By Todd Hubbs
Uncertainty regarding soybean acreage and yield potential will continue to be significant factors in soybean price movements through harvest. Without a severe crop shortfall, higher soybean prices rely on demand prospects over the next year.
Soybean crush slowed in the final quarter of the current marketing year. The USDA lowered 2018-19 marketing year crush by 15 million bushels to 2.085 billion bushels in July. Estimates of monthly soybean crush from the USDA through May totaled 1.58 billion bushels. The NOPA crush report indicated a June crush of 148.8 million bushels. For this marketing year, USDA monthly crush numbers have run approximately 6 percent above NOPA crush report estimates. At this rate, June crush equaled 158 million bushels and brought the total crush for the first ten months of the marketing year to 1.734 billion bushels. Crush during the last two months of the marketing year needs to total 350 million bushels to reach the USDA projection, on par with totals crushed in the previous year over the same period.
The USDA estimates soybean exports this marketing year at 1.7 billion bushels, down 434 million bushels from the 2017-18 marketing year. As of July 25, exports totaled approximately 1.54 billion bushels. Outstanding sales sit at 315 million bushels with 173 million bushels slated for China. Export inspections need to average 30.2 million bushels per week over the remainder of the marketing year to hit the USDA estimate. Inspections averaged 29.5 million bushels over the last four weeks. The current pace of exports appears to be slightly below the pace to meet the USDA estimate. Based on the latest consumption levels, ending stocks look certain to exceed one billion bushels at the end of August.
Soybean demand over the next year depends on China. The current state of Chinese tariffs on U.S. soybeans and the continuing spread of African Swine Fever does not bode well for U.S. soybean exports. Resumption of negotiations with China this week provides some hope for a resolution to the trade impasse. China’s approval of goodwill purchases totaling approximately 110 million bushels offers some support for exports. Chinese soybean purchases remain contingent on progress in negotiations. Based on previous negotiation outcomes, a decent probability exists that tariffs stay in place through the next marketing year.
The outbreak of African Swine Fever in China last year led to the Chinese hog herd dropping nearly 20 percent in 2019. Prospects of an additional 10 percent reduction in 2020 and a 30 percent drop in the sow herd indicate the current outbreak may take many years to resolve. Reports from the World Organization of Animal Health (OIE) indicate the disease continues to spread in Asia and parts of Europe. In Asia, reports of ongoing outbreaks of the disease in Vietnam, Mongolia, Laos, Cambodia and North Korea point toward a long-run continuation of the disease in the region. Lower pork consumption, substitution from other protein sources, and pork imports look to take up the slack in Chinese pork production.

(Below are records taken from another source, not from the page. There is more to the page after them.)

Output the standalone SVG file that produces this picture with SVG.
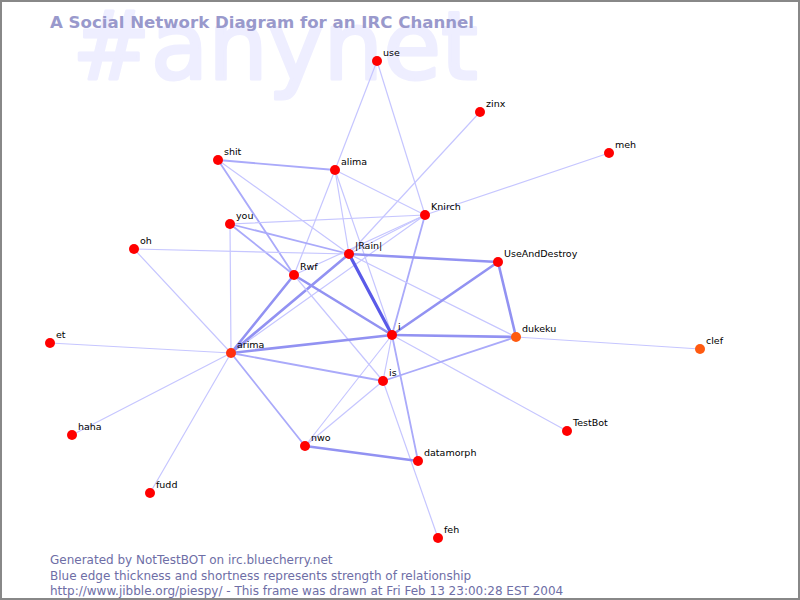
<svg xmlns="http://www.w3.org/2000/svg" width="800" height="600" viewBox="0 0 800 600">
<style>
.bg{fill:#ffffff}
.frame{fill:none;stroke:#888888;stroke-width:2}
.watermark{font-family:"DejaVu Sans",sans-serif;font-size:94px;fill:#eeeeff;stroke:#eeeeff;stroke-width:3;stroke-linejoin:round}
.title{font-family:"DejaVu Sans",sans-serif;font-size:16.6px;font-weight:bold;fill:#9999cc}
.foot{font-family:"DejaVu Sans",sans-serif;font-size:12px;fill:#6e6ea6}
.lbl{font-family:"DejaVu Sans",sans-serif;font-size:9.5px;fill:#000000}
.n{fill:#ff0000}
.no{fill:#ff5a10}
.na{fill:#ff3010}
line{stroke-linecap:round}
.e1{stroke:#c6c6ff;stroke-width:1.2}
.e2{stroke:#aaaafa;stroke-width:1.8}
.e3{stroke:#9292f2;stroke-width:2.6}
.e4{stroke:#5a5ae8;stroke-width:3.2}
</style>
<rect class="bg" x="0" y="0" width="800" height="600"/>
<text class="watermark" x="72" y="79">#anynet</text>
<text class="title" x="50" y="28">A Social Network Diagram for an IRC Channel</text>
<g id="connectors">
<line class="e1" x1="377" y1="61" x2="335" y2="170"/>
<line class="e1" x1="377" y1="61" x2="425" y2="215"/>
<line class="e1" x1="480" y1="112" x2="349" y2="254"/>
<line class="e1" x1="609" y1="153" x2="425" y2="215"/>
<line class="e1" x1="335" y1="170" x2="425" y2="215"/>
<line class="e1" x1="335" y1="170" x2="294" y2="275"/>
<line class="e1" x1="335" y1="170" x2="349" y2="254"/>
<line class="e1" x1="335" y1="170" x2="392" y2="335"/>
<line class="e2" x1="218" y1="160" x2="335" y2="170"/>
<line class="e1" x1="218" y1="160" x2="349" y2="254"/>
<line class="e2" x1="218" y1="160" x2="294" y2="275"/>
<line class="e1" x1="230" y1="224" x2="425" y2="215"/>
<line class="e2" x1="230" y1="224" x2="349" y2="254"/>
<line class="e2" x1="230" y1="224" x2="294" y2="275"/>
<line class="e1" x1="230" y1="224" x2="231" y2="353"/>
<line class="e1" x1="134" y1="249" x2="349" y2="254"/>
<line class="e1" x1="134" y1="249" x2="231" y2="353"/>
<line class="e1" x1="425" y1="215" x2="349" y2="254"/>
<line class="e1" x1="425" y1="215" x2="294" y2="275"/>
<line class="e1" x1="425" y1="215" x2="231" y2="353"/>
<line class="e2" x1="425" y1="215" x2="392" y2="335"/>
<line class="e1" x1="349" y1="254" x2="516" y2="337"/>
<line class="e3" x1="349" y1="254" x2="498" y2="262"/>
<line class="e3" x1="349" y1="254" x2="231" y2="353"/>
<line class="e3" x1="294" y1="275" x2="231" y2="353"/>
<line class="e3" x1="294" y1="275" x2="392" y2="335"/>
<line class="e1" x1="294" y1="275" x2="383" y2="381"/>
<line class="e3" x1="498" y1="262" x2="392" y2="335"/>
<line class="e3" x1="498" y1="262" x2="516" y2="337"/>
<line class="e3" x1="392" y1="335" x2="516" y2="337"/>
<line class="e3" x1="392" y1="335" x2="231" y2="353"/>
<line class="e1" x1="392" y1="335" x2="567" y2="431"/>
<line class="e2" x1="392" y1="335" x2="418" y2="461"/>
<line class="e1" x1="392" y1="335" x2="383" y2="381"/>
<line class="e1" x1="392" y1="335" x2="305" y2="446"/>
<line class="e1" x1="516" y1="337" x2="700" y2="349"/>
<line class="e2" x1="516" y1="337" x2="383" y2="381"/>
<line class="e2" x1="231" y1="353" x2="383" y2="381"/>
<line class="e2" x1="231" y1="353" x2="305" y2="446"/>
<line class="e1" x1="231" y1="353" x2="50" y2="343"/>
<line class="e1" x1="231" y1="353" x2="72" y2="435"/>
<line class="e1" x1="231" y1="353" x2="150" y2="493"/>
<line class="e1" x1="383" y1="381" x2="305" y2="446"/>
<line class="e1" x1="383" y1="381" x2="438" y2="538"/>
<line class="e3" x1="305" y1="446" x2="418" y2="461"/>
<line class="e4" x1="349" y1="254" x2="392" y2="335"/>
</g>
<g id="node-use"><circle class="n" cx="377" cy="61" r="5"/><text class="lbl" x="383" y="56">use</text></g>
<g id="node-zinx"><circle class="n" cx="480" cy="112" r="5"/><text class="lbl" x="486" y="107">zinx</text></g>
<g id="node-meh"><circle class="n" cx="609" cy="153" r="5"/><text class="lbl" x="615" y="148">meh</text></g>
<g id="node-shit"><circle class="n" cx="218" cy="160" r="5"/><text class="lbl" x="224" y="155">shit</text></g>
<g id="node-alima"><circle class="n" cx="335" cy="170" r="5"/><text class="lbl" x="341" y="165">alima</text></g>
<g id="node-Knirch"><circle class="n" cx="425" cy="215" r="5"/><text class="lbl" x="431" y="210">Knirch</text></g>
<g id="node-you"><circle class="n" cx="230" cy="224" r="5"/><text class="lbl" x="236" y="219">you</text></g>
<g id="node-oh"><circle class="n" cx="134" cy="249" r="5"/><text class="lbl" x="140" y="244">oh</text></g>
<g id="node-Rain"><circle class="n" cx="349" cy="254" r="5"/><text class="lbl" x="355" y="249">|Rain|</text></g>
<g id="node-UseAndDestroy"><circle class="n" cx="498" cy="262" r="5"/><text class="lbl" x="504" y="257">UseAndDestroy</text></g>
<g id="node-Rwf"><circle class="n" cx="294" cy="275" r="5"/><text class="lbl" x="300" y="270">Rwf</text></g>
<g id="node-i"><circle class="n" cx="392" cy="335" r="5"/><text class="lbl" x="398" y="330">i</text></g>
<g id="node-dukeku"><circle class="no" cx="516" cy="337" r="5"/><text class="lbl" x="522" y="332">dukeku</text></g>
<g id="node-clef"><circle class="no" cx="700" cy="349" r="5"/><text class="lbl" x="706" y="344">clef</text></g>
<g id="node-et"><circle class="n" cx="50" cy="343" r="5"/><text class="lbl" x="56" y="338">et</text></g>
<g id="node-arima"><circle class="na" cx="231" cy="353" r="5"/><text class="lbl" x="237" y="348">arima</text></g>
<g id="node-is"><circle class="n" cx="383" cy="381" r="5"/><text class="lbl" x="389" y="376">is</text></g>
<g id="node-haha"><circle class="n" cx="72" cy="435" r="5"/><text class="lbl" x="78" y="430">haha</text></g>
<g id="node-TestBot"><circle class="n" cx="567" cy="431" r="5"/><text class="lbl" x="573" y="426">TestBot</text></g>
<g id="node-nwo"><circle class="n" cx="305" cy="446" r="5"/><text class="lbl" x="311" y="441">nwo</text></g>
<g id="node-datamorph"><circle class="n" cx="418" cy="461" r="5"/><text class="lbl" x="424" y="456">datamorph</text></g>
<g id="node-fudd"><circle class="n" cx="150" cy="493" r="5"/><text class="lbl" x="156" y="488">fudd</text></g>
<g id="node-feh"><circle class="n" cx="438" cy="538" r="5"/><text class="lbl" x="444" y="533">feh</text></g>
<text class="foot" x="50" y="564">Generated by NotTestBOT on irc.bluecherry.net</text>
<text class="foot" x="50" y="580">Blue edge thickness and shortness represents strength of relationship</text>
<text class="foot" x="50" y="595">http://www.jibble.org/piespy/ - This frame was drawn at Fri Feb 13 23:00:28 EST 2004</text>
<rect class="frame" x="1" y="1" width="798" height="598"/>
</svg>
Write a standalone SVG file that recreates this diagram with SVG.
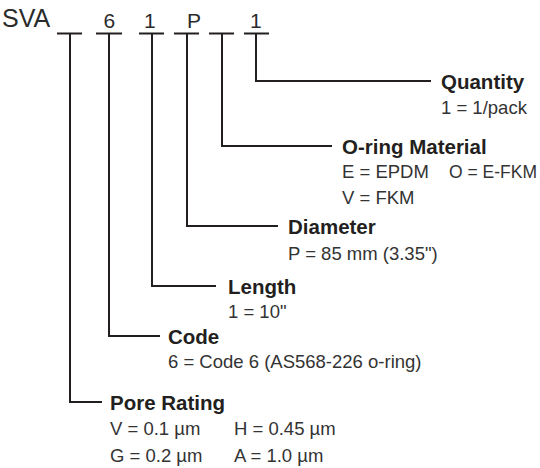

A rapid escalation of U.S. pork imports to China expected at the start of the year failed to materialize, but expectations of increased pork exports in the latter half of 2019 remain in place. A larger herd in the U.S. supplying Chinese protein needs supports soybean crush. However, reduced soybean exports to China due to lower feed demand and tariffs point toward another marketing year of weak exports. The forecast for Chinese soybean imports during the 2019-20 marketing year come in near 3.2 billion bushels, up slightly from last year and around 260 million bushels less than seen before the disease outbreak.
In conjunction with the prospects of weak demand from the world’s largest soybean importer, soybean production in South America is forecast up 2.3 percent in 2020 at 6.8 billion bushels. Brazil’s production forecast sits at 4.5 billion bushels, up 220 million bushels over the estimate for the 2018-19 crop. Another good crop year in South America creates a highly competitive export environment in 2020.
The USDA projects the 2019-20 marketing year consumption levels for crush and exports at 2.115 and 1.875 billion bushels, respectively. Large livestock herds look to support domestic soybean meal use despite the potential for lower soybean meal exports. Expansion in biodiesel production supports soybean oil use from crush as well. Reduced Chinese demand combined with larger South American soybean crops places the current export forecast in question. Outstanding sales for the 2019-20 marketing year came in at 111 million bushels through July 18 and lagged last year’s total by approximately 250 million bushels.
The potential for a sharply lower soybean crop in 2019 remains a possibility. Reduced yield potential due to late-planting and lower acreage point to a smaller crop. A national average yield near 44.7 bushels per acre is necessary to reduce ending stocks to 500 million bushels under current acreage and consumption scenarios put forth by the USDA. Under a lower demand scenario, the yield must fall further. Pricing some new crop soybeans on rallies this summer may be prudent.